A new report from The Heritage Foundation shows that if tax reform were to be repealed or expire, the average American would have $26,906 less in take-home pay over the subsequent 10 years.

“After 2025, most of the individual tax cuts revert to prior law. The tax cuts expire,” Adam Michel, a policy analyst at The Heritage Foundation’s Thomas A. Roe Institute for Economic Policy Studies, told The Daily Signal in an email.

Michel is a co-author of the study, released Wednesday, that found that repealing the tax reform or letting it expire and causing taxes to revert to their former rates and structure would leave Americans “$26,906 poorer over the following 10 years.”

“To solidify the current broad-based economic expansion, Congress must make the tax cuts permanent,” Michel said. “A series of three new bills that make up ‘Tax Reform 2.0’ have passed the House.

“The package would make much of last year’s tax reform permanent, introduce new simplifications for family saving, and provide a helping hand for new small businesses,” he said.

Take-home pay for the average family of four could drop by $45,739 over 10 years, according to the study, and taxpayers could face decreasing job openings, lower incomes, and higher taxes in every congressional district.

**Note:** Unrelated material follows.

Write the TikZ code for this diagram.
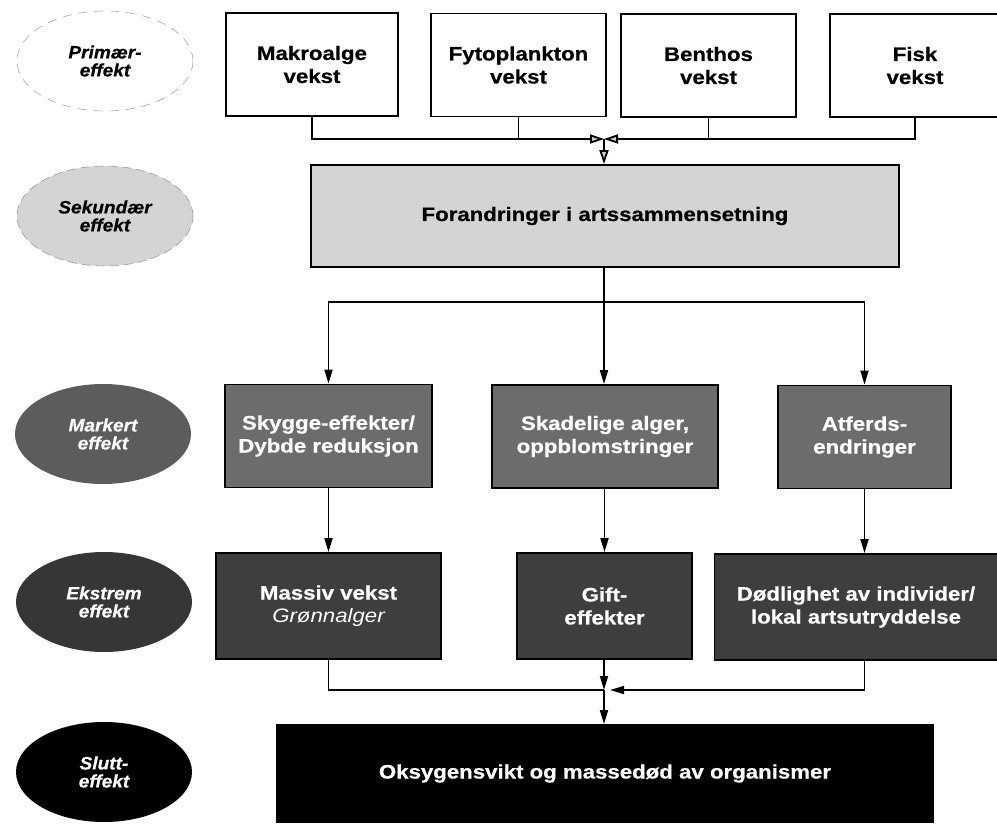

The tax-reform package, the Tax Cuts and Jobs Act—which cleared Congress Dec. 20 and went into effect Jan. 1 after President Donald Trump signed it into law—repealed the corporate alternative minimum tax and cut the corporate income-tax rate from 35 percent to 21 percent, among other changes.

According to Americans for Tax Reform, a conservative-leaning taxpayer-advocacy group, 90 percent of workers in America are receiving more take-home pay due to the tax reforms.

The group has cataloged 730 examples of business expansions, job-benefit increases, utility-rate reductions, pay raises and bonuses, and 401(k)-match increases, all because of the tax reform.

House Minority Leader Nancy Pelosi has said that she would repeal the tax-reform law.

The Heritage study says that repealing tax reform would be detrimental and contends that lawmakers instead should work to pass “Tax Reform 2.0.”

“Instead of repealing the tax cuts, or rolling parts of them back, Congress should make the [Tax Cuts and Jobs Act] permanent and reduce the deficit by reducing spending to align with projected revenues,” the report argues.

“A balanced budget and lower tax rates will lead to a larger economy by both increasing the capital stock and allowing Americans to keep more of what they earn,” it says.